Zur Vertrauensabstimmung entschloss sich Berlusconi, nachdem die Fini-Fraktion Zukunft und Freiheit in Italien (FLI) damit gedroht hatte, dem Parlament eine eigene Erklärung vorzulegen, weil der Premierminister sie nicht zu Konsultationen über das Regierungsprogramm einberufen hatte. Der Premierminister weigert sich hartnäckig, die “Finianer” neben seiner konservativen Partei Popolo della Libertá (PdL – Volk der Freiheit) und der rechtspopulistischen Lega Nord als drittes “Bein” der Mitte-Rechts-Allianz anzuerkennen.
Streitpunkt Nummer eins zwischen dem Regierungschef und den Fini-Anhängern bleibt die Justizreform. Die “Finianer” wehren sich gegen Berlusconis Pläne, die Prozessdauer in Italien auf sechs Jahre zu verkürzen, was zur Verjährung tausender Prozesse führen würde. FLI-Sprecher Italo Bocchino versicherte jedoch, dass die Fini-Abgeordneten für die Regierung stimmen werden.
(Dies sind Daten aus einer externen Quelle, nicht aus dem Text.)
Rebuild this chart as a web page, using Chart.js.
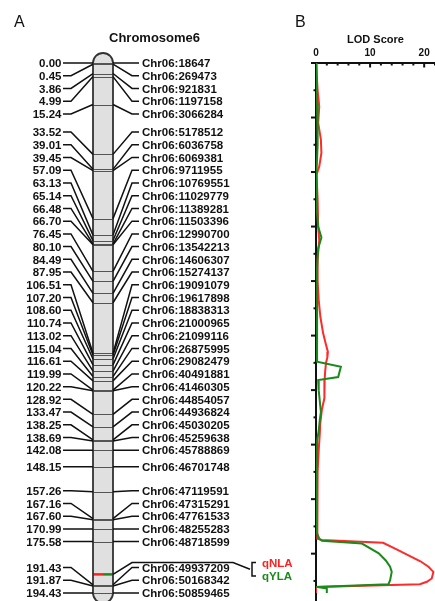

Vor seiner Regierungserklärung tagte Berlusconi noch mit den Spitzenpolitikern seiner Partei, um die Strategie für die nächsten Tagen zu definieren. Nach der Regierungserklärung und der Vertrauensabstimmung in der Abgeordnetenkammer wird sich der Premierminister am Donnerstag dem Votum im Senat unterziehen.
Oppositionschef Pierluigi Bersani beschuldigte Berlusconi, mit dem Versprechen von prestigereichen Ämtern Parlamentarier der Opposition in sein Lager zu locken. Fünf Parlamentarier der christdemokratischen UDC und der Zentrumspartei Alleanza per l’Italia (API – Allianz für Italien) haben ihre Gruppierungen verlassen, die im Parlament gegen Berlusconi stimmen wollen, um sich der gemischten Fraktion anzuschließen. Sie wollen damit freie Hand haben, um für die Regierung zu stimmen.